The NHL will always be a niche sport — and that’s fine

Toronto Maple Leafs’ Wayne Simmonds (24) and Boston Bruins’ A.J. Greer (10) fight during the third period, Feb.1, 2023, in Toronto.

Toronto Maple Leafs’ Wayne Simmonds (24) and Boston Bruins’ A.J. Greer (10) fight during the third period, Feb.1, 2023, in Toronto.
Image: AP

There is no fanbase that can whipsaw from beseeching the masses to watch their sport to getting pissed off at any mainstream coverage or attention quite like hockey fans. Any discussion of hockey’s ratings and popularity always includes a collection of the same reasons it’s not more popular, along with a scowl from hockey fans about why nobody watches. Hockey fans get pissed when it’s pointed out that it’s a niche sport, and then get equally pissed whenever it moves beyond that.

This is the tweet that started the usual carnival ride yesterday:

However, as The Athletic’s (devilishly handsome!) Sean Gentille pointed out, these numbers are fudged a bit by some new scheduling by ESPN. The long and short of it is that ESPN started putting games up against Sunday Night Football, which is obviously going to crater ratings. Take those out of the equation, and ratings are even ahead of where they were last season on ESPN. TNT’s ratings are down, but regional blackouts have kicked in this year and that has had some effect.

Does that mean the NHL’s ratings are great? Depends on how you define that. They’re never going to approach the NBA. Those numbers put it behind Premier League ratings on NBC’s swatch of channels, but that’s basically where hockey is. All that matters is what ESPN and TNT think.

Action & Action

The fact that NHL ratings are in the same pool as the Premier League puts paid to one of the tired and lazy tropes about why hockey isn’t more popular, and that’s scoring. This is an argument that burns my ass royally, because what fans want isn’t scoring. They want action. And hockey has never had more action. Watch a game these days and you’ll see far more happen in a 3-2 game than you would in a 9-7 game in 1986. Hockey will never get back to that, and nor should it, because honestly, it was pretty shitty. The goalies are too good now. The NHL has done its best to scale down goalie equipment, but there’s only so much you can do while keeping goalies safe. They’re still maybe the most athletic players on the ice instead of the confused wildebeests they were in the 80s. The NHL isn’t going back.
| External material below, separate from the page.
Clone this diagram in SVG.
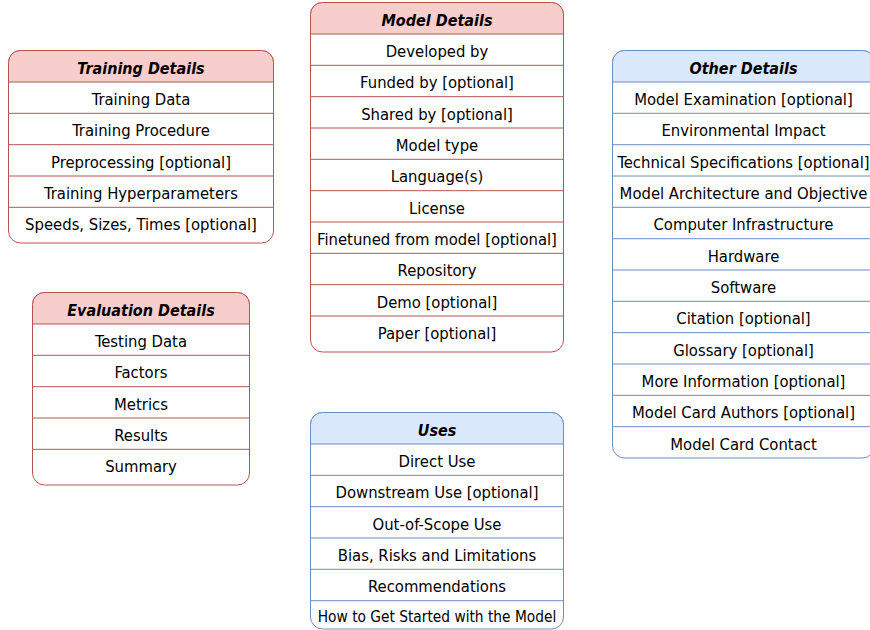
<svg xmlns="http://www.w3.org/2000/svg" width="870" height="630" viewBox="0 0 870 630">
<style>
.box{fill:#ffffff;stroke-width:1}
.red .box,.red .hd,.red .ln{stroke:#b85450}
.blue .box,.blue .hd,.blue .ln{stroke:#6c8ebf}
.red .hd{fill:#f8cecc}
.blue .hd{fill:#dae8fc}
.ln{stroke-width:1;fill:none}
.ttl{font-family:"DejaVu Sans Condensed","DejaVu Sans",sans-serif;font-size:16px;font-weight:bold;font-style:italic;text-anchor:middle;fill:#000}
.row{font-family:"DejaVu Sans Condensed","DejaVu Sans",sans-serif;font-size:16.5px;text-anchor:middle;fill:#000}
.sm{font-size:15.3px}
</style>
<rect width="870" height="630" fill="#ffffff"/>
<g id="connectors"/>

<g id="training-details" class="red">
<rect class="box" x="8.5" y="50.5" width="265" height="192.5" rx="12"/>
<path class="hd" d="M8.5,82 V62.5 A12,12 0 0 1 20.5,50.5 H261.5 A12,12 0 0 1 273.5,62.5 V82 Z"/>
<path class="ln" d="M8.5,113.3H273.5M8.5,144.7H273.5M8.5,176H273.5M8.5,207.3H273.5"/>
<text class="ttl" x="141" y="74.3">Training Details</text>
<text class="row" x="141" y="105">Training Data</text>
<text class="row" x="141" y="136.3">Training Procedure</text>
<text class="row" x="141" y="167.7">Preprocessing [optional]</text>
<text class="row" x="141" y="199">Training Hyperparameters</text>
<text class="row" x="141" y="230.3">Speeds, Sizes, Times [optional]</text>
</g>

<g id="model-details" class="red">
<rect class="box" x="310.5" y="2.5" width="253" height="349.5" rx="12"/>
<path class="hd" d="M310.5,34 V14.5 A12,12 0 0 1 322.5,2.5 H551.5 A12,12 0 0 1 563.5,14.5 V34 Z"/>
<path class="ln" d="M310.5,65.3H563.5M310.5,96.7H563.5M310.5,128H563.5M310.5,159.3H563.5M310.5,190.7H563.5M310.5,222H563.5M310.5,253.3H563.5M310.5,284.7H563.5M310.5,316H563.5"/>
<text class="ttl" x="437" y="26.3">Model Details</text>
<text class="row" x="437" y="57">Developed by</text>
<text class="row" x="437" y="88.3">Funded by [optional]</text>
<text class="row" x="437" y="119.7">Shared by [optional]</text>
<text class="row" x="437" y="151">Model type</text>
<text class="row" x="437" y="182.3">Language(s)</text>
<text class="row" x="437" y="213.7">License</text>
<text class="row" x="437" y="245">Finetuned from model [optional]</text>
<text class="row" x="437" y="276.3">Repository</text>
<text class="row" x="437" y="307.7">Demo [optional]</text>
<text class="row" x="437" y="339">Paper [optional]</text>
</g>

<g id="other-details" class="blue">
<rect class="box" x="612.5" y="50.5" width="262" height="407.5" rx="12"/>
<path class="hd" d="M612.5,82 V62.5 A12,12 0 0 1 624.5,50.5 H862.5 A12,12 0 0 1 874.5,62.5 V82 Z"/>
<path class="ln" d="M612.5,113.3H874.5M612.5,144.7H874.5M612.5,176H874.5M612.5,207.3H874.5M612.5,238.7H874.5M612.5,270H874.5M612.5,301.3H874.5M612.5,332.7H874.5M612.5,364H874.5M612.5,395.3H874.5M612.5,426.7H874.5"/>
<text class="ttl" x="743.5" y="74.3">Other Details</text>
<text class="row" x="743.5" y="105">Model Examination [optional]</text>
<text class="row" x="743.5" y="136.3">Environmental Impact</text>
<text class="row" x="743.5" y="167.7">Technical Specifications [optional]</text>
<text class="row" x="743.5" y="199">Model Architecture and Objective</text>
<text class="row" x="743.5" y="230.3">Computer Infrastructure</text>
<text class="row" x="743.5" y="261.7">Hardware</text>
<text class="row" x="743.5" y="293">Software</text>
<text class="row" x="743.5" y="324.3">Citation [optional]</text>
<text class="row" x="743.5" y="355.7">Glossary [optional]</text>
<text class="row" x="743.5" y="387">More Information [optional]</text>
<text class="row" x="743.5" y="418.3">Model Card Authors [optional]</text>
<text class="row" x="743.5" y="449.7">Model Card Contact</text>
</g>

<g id="evaluation-details" class="red">
<rect class="box" x="32.5" y="292.5" width="217" height="192.5" rx="12"/>
<path class="hd" d="M32.5,324 V304.5 A12,12 0 0 1 44.5,292.5 H237.5 A12,12 0 0 1 249.5,304.5 V324 Z"/>
<path class="ln" d="M32.5,355.3H249.5M32.5,386.7H249.5M32.5,418H249.5M32.5,449.3H249.5"/>
<text class="ttl" x="141" y="316.3">Evaluation Details</text>
<text class="row" x="141" y="347">Testing Data</text>
<text class="row" x="141" y="378.3">Factors</text>
<text class="row" x="141" y="409.7">Metrics</text>
<text class="row" x="141" y="441">Results</text>
<text class="row" x="141" y="472.3">Summary</text>
</g>

<g id="uses" class="blue">
<rect class="box" x="310.5" y="412.5" width="253" height="216.5" rx="12"/>
<path class="hd" d="M310.5,444 V424.5 A12,12 0 0 1 322.5,412.5 H551.5 A12,12 0 0 1 563.5,424.5 V444 Z"/>
<path class="ln" d="M310.5,475.3H563.5M310.5,506.7H563.5M310.5,538H563.5M310.5,569.3H563.5M310.5,600.7H563.5"/>
<text class="ttl" x="437" y="436.3">Uses</text>
<text class="row" x="437" y="467">Direct Use</text>
<text class="row" x="437" y="498.3">Downstream Use [optional]</text>
<text class="row" x="437" y="529.7">Out-of-Scope Use</text>
<text class="row" x="437" y="561">Bias, Risks and Limitations</text>
<text class="row" x="437" y="592.3">Recommendations</text>
<text class="row sm" x="437" y="622">How to Get Started with the Model</text>
</g>
</svg>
But the game is fast and loud, and it’s as good as it’s been. It just doesn’t have 12 goals a game. That doesn’t mean nothing is happening. Yes, blocked shots and defensive outlooks from coaches are still something of a problem, but less of one than they were. Players are faster and more skilled than they’ve ever been, and the pace of games, even in the middle of the regular season, reach plaid more often than ever.

Marketing stars and expanding the audience

There was also the customary lament that hockey doesn’t know how to market its stars, though that leads to the question if these stars are even marketable. Have you ever heard Connor McDavid talk? You’re just waiting for him to get to the part about TPS reports. Most of these guys aren’t that different, and overexposing a host of guys with barely eighth-grade education can go backward in a lot of ways. And while the blame is put on the league, or the teams, or the marketing execs, hockey culture still puts its foot down on any player trying to rise above the team in any way. This just might not be an avenue that’s as open as people think.
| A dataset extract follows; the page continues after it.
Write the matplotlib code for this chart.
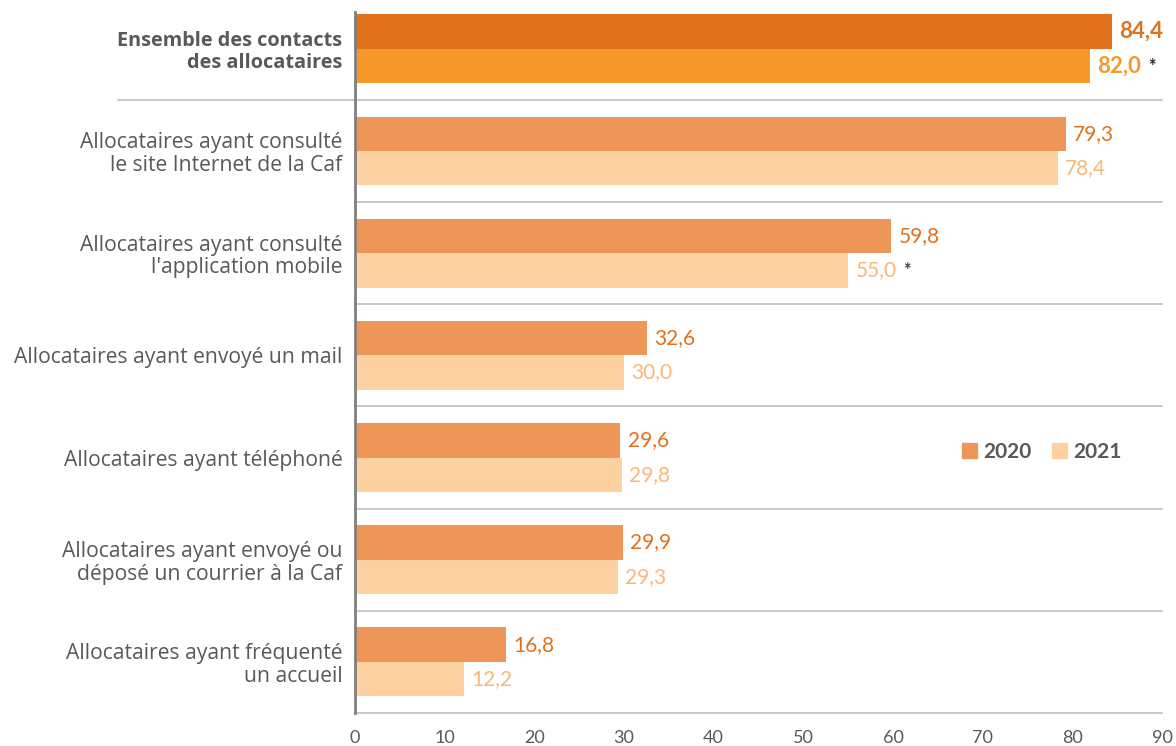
import matplotlib.pyplot as plt
import numpy as np
from matplotlib.patches import Patch

# data
categories = [
    'Ensemble des contacts\ndes allocataires',
    'Allocataires ayant consulté\nle site Internet de la Caf',
    "Allocataires ayant consulté\nl'application mobile",
    'Allocataires ayant envoyé un mail',
    'Allocataires ayant téléphoné',
    'Allocataires ayant envoyé ou\ndéposé un courrier à la Caf',
    'Allocataires ayant fréquenté\nun accueil',
]
values_2020 = [84.4, 79.3, 59.8, 32.6, 29.6, 29.9, 16.8]
values_2021 = [82.0, 78.4, 55.0, 30.0, 29.8, 29.3, 12.2]
significant_2021 = [True, False, True, False, False, False, False]
series_names = ['2020', '2021']
xticks = list(range(0, 91, 10))

# styles
FONT = 'Lato'
LABEL_FONT = 'Open Sans'
GREY = '#595959'
C20, C21 = '#EE9558', '#FDD1A0'
C20_TOP, C21_TOP = '#E2711D', '#F7992A'
TXT20, TXT21 = '#E2711D', '#F9B77A'

plt.rcParams['font.family'] = [FONT, 'DejaVu Sans']

fig = plt.figure(figsize=(11.76, 7.46), dpi=100)
ax = fig.add_axes([355 / 1176, 33 / 746, (1162 - 355) / 1176, 701 / 746])

y = np.arange(len(categories))
h = 0.337
c20 = [C20_TOP] + [C20] * (len(categories) - 1)
c21 = [C21_TOP] + [C21] * (len(categories) - 1)
ax.barh(y - h / 2, values_2020, height=h, color=c20, zorder=3)
ax.barh(y + h / 2, values_2021, height=h, color=c21, zorder=3)

for i, (v20, v21) in enumerate(zip(values_2020, values_2021)):
    bold = 'bold' if i == 0 else 'normal'
    size = 16 if i == 0 else 15
    t20 = TXT20
    t21 = C21_TOP if i == 0 else TXT21
    ax.text(v20 + 0.8, i - h / 2, f'{v20:.1f}'.replace('.', ','), color=t20,
            fontsize=size, fontweight=bold, va='center', ha='left')
    lab = ax.text(v21 + 0.8, i + h / 2, f'{v21:.1f}'.replace('.', ','), color=t21,
                  fontsize=size, fontweight=bold, va='center', ha='left')
    if significant_2021[i]:
        ax.annotate('*', xy=(1, 0.5), xycoords=lab, xytext=(5, 0),
                    textcoords='offset points', va='center', ha='left',
                    fontsize=13, fontweight='bold', color='#222222' if i == 0 else '#404040')

# separators between groups
for k in range(len(categories) - 1):
    xstart = -26.4 if k == 0 else 0
    ax.plot([xstart, 90], [k + 0.5, k + 0.5], color='#BFBFBF', lw=1.2,
            clip_on=False, zorder=1)

ax.set_xlim(0, 90)
ax.set_ylim(6.5, -0.36)
ax.set_xticks(xticks)
ax.set_yticks(y)
ax.set_yticklabels(categories)
for i, t in enumerate(ax.get_yticklabels()):
    t.set_ha('right')
    t.set_multialignment('right')
    t.set_color(GREY)
    t.set_family(LABEL_FONT)
    t.set_fontsize(15.2)
    t.set_linespacing(1.1)
    if i == 0:
        t.set_fontweight('bold')
        t.set_fontsize(14.3)
ax.tick_params(axis='y', length=0, pad=9)
ax.tick_params(axis='x', length=0, pad=12, labelsize=13, labelcolor=GREY)

for s in ['top', 'right']:
    ax.spines[s].set_visible(False)
ax.spines['left'].set_color('#7F7F7F')
ax.spines['left'].set_linewidth(2)
ax.spines['left'].set_zorder(4)
ax.spines['bottom'].set_color('#BFBFBF')
ax.spines['bottom'].set_linewidth(1.2)

handles = [Patch(color=C20), Patch(color=C21)]
leg = ax.legend(handles, series_names, ncol=2, frameon=False, loc='center',
                bbox_to_anchor=(1042 / 1176, 1 - 452 / 746), bbox_transform=fig.transFigure,
                handlelength=0.7, handleheight=0.7, handletextpad=0.3, columnspacing=1.0,
                prop={'family': FONT, 'size': 15, 'weight': 'bold'})
for t in leg.get_texts():
    t.set_color(GREY)

fig.savefig('out.png', dpi=100)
Of course, there’s the problem with the makeup of the playing staff and fanbase, and the sport’s unwillingness to open itself up fully to a new crowd. That’s a problem, and hockey’s constant fear of pissing off its base of crusty white men is getting in the way. But it’s no gimme that even if they were able to hit the right notes on any of that the ratings would then skyrocket.
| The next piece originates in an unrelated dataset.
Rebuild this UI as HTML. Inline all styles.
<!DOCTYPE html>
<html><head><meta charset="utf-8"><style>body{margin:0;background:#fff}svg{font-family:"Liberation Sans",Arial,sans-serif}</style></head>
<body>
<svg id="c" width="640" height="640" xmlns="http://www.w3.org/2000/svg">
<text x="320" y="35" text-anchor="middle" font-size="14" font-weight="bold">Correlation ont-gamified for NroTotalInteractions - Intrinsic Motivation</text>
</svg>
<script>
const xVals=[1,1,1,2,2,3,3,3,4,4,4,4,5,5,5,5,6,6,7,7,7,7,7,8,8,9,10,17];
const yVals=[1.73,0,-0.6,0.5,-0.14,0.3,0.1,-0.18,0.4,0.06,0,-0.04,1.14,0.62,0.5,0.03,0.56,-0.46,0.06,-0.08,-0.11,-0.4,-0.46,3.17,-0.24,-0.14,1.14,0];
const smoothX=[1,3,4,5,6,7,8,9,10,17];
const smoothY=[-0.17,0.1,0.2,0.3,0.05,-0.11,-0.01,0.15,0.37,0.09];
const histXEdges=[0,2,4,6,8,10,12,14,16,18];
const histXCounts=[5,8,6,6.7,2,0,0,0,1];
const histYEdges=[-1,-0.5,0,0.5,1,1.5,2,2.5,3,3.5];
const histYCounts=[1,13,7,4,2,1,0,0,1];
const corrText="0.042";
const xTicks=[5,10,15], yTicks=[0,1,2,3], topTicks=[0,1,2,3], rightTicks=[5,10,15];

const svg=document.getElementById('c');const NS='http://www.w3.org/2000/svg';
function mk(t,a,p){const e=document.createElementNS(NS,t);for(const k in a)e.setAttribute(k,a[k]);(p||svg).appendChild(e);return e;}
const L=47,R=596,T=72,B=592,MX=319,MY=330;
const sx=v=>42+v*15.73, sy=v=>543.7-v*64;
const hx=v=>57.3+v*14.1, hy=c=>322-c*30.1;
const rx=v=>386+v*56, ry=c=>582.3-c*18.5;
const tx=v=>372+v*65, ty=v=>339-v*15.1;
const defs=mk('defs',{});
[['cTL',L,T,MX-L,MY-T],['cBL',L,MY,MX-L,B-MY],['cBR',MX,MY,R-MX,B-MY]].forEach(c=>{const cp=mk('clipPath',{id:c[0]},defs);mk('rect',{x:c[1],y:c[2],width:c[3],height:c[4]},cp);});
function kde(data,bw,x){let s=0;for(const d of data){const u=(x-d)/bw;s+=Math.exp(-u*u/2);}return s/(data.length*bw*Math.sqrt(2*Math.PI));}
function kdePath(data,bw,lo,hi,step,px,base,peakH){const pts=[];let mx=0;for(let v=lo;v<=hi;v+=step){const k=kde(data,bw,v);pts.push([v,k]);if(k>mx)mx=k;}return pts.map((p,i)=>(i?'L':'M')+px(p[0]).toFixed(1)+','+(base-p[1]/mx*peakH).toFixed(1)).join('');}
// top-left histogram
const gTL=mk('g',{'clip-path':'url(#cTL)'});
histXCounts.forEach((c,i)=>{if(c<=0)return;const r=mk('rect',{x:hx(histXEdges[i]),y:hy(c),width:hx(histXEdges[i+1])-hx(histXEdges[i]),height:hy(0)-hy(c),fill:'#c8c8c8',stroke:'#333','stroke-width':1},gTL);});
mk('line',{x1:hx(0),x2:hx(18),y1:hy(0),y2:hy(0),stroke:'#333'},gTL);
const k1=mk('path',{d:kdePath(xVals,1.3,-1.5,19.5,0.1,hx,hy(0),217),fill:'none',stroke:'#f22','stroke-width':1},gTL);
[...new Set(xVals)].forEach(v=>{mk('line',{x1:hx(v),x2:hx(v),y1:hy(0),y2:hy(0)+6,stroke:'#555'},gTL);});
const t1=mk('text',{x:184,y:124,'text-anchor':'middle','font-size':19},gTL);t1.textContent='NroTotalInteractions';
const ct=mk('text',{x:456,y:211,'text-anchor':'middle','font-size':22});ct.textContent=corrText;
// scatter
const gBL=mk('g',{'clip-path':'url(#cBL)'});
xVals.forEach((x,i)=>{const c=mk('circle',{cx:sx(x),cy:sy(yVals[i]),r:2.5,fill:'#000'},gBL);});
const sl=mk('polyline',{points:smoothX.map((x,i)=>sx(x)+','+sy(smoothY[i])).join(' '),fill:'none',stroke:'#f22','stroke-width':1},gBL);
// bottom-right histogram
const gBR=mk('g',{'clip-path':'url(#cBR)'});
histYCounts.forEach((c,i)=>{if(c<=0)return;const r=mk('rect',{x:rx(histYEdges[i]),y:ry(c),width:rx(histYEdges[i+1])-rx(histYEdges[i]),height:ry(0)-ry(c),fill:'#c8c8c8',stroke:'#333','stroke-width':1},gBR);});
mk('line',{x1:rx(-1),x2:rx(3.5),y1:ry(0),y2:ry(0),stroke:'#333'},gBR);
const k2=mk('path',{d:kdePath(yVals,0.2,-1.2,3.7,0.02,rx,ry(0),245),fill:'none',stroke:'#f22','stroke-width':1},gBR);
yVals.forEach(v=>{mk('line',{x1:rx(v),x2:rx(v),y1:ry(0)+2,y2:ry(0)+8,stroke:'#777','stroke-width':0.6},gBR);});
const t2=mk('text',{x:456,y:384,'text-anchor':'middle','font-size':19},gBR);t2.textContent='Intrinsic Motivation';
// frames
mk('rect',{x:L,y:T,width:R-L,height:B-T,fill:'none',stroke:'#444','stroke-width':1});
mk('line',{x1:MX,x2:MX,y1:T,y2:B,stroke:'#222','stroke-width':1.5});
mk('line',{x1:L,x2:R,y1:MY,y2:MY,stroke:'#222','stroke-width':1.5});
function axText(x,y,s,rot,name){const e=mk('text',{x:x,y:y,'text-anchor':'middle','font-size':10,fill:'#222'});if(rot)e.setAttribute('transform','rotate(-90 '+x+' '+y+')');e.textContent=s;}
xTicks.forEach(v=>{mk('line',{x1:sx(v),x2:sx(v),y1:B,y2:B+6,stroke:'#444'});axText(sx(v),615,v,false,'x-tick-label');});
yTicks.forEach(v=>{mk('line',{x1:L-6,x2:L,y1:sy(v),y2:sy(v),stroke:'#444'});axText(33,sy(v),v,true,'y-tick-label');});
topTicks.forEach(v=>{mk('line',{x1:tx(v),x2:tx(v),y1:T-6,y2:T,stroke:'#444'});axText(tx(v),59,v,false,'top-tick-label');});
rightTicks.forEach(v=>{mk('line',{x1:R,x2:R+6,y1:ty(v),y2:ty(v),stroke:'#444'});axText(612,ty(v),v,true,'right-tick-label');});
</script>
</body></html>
Hockey, quite simply, is just not ingrained. While youth participation continues to grow, it still trails most other sports. There were six million high school soccer players last year. There were 42,000 hockey ones. If someone is still playing at the high school level, the sport has become entrenched. Maybe that doesn’t mean a lifelong, diehard fandom. But it likely means at least a casual one, and certainly the possibility that person would tune into a big EPL match in their 20s and 30s. Hockey just isn’t going to get to that level.

But really…what’s the problem? If you’re a hockey fan, you can watch every game simply with an ESPN+ subscription, which is far cheaper than the other league pass packages. Arenas are filled. The only teams that aren’t filling their building to at least 85 percent of capacity are Buffalo, Chicago, Ottawa, and San Jose. All of those are strong hockey markets that just have teams that suck ass right now or have sucked ass for a decade, and all will return to full capacity as soon as they are good again to be sure.

The players may want to make more money, but they’re free to collectively bargain for that. Unless ESPN and TNT start bitching about ratings and ad revenue, there really isn’t any danger. If you watch hockey, and you have buddies to watch with, why do you care how many other people are?

Hockey is in the same place it’s always been, it’s just that everyone has more access to niche stuff now. Ask soccer fans or wrestling fans. And that’s where it will stay.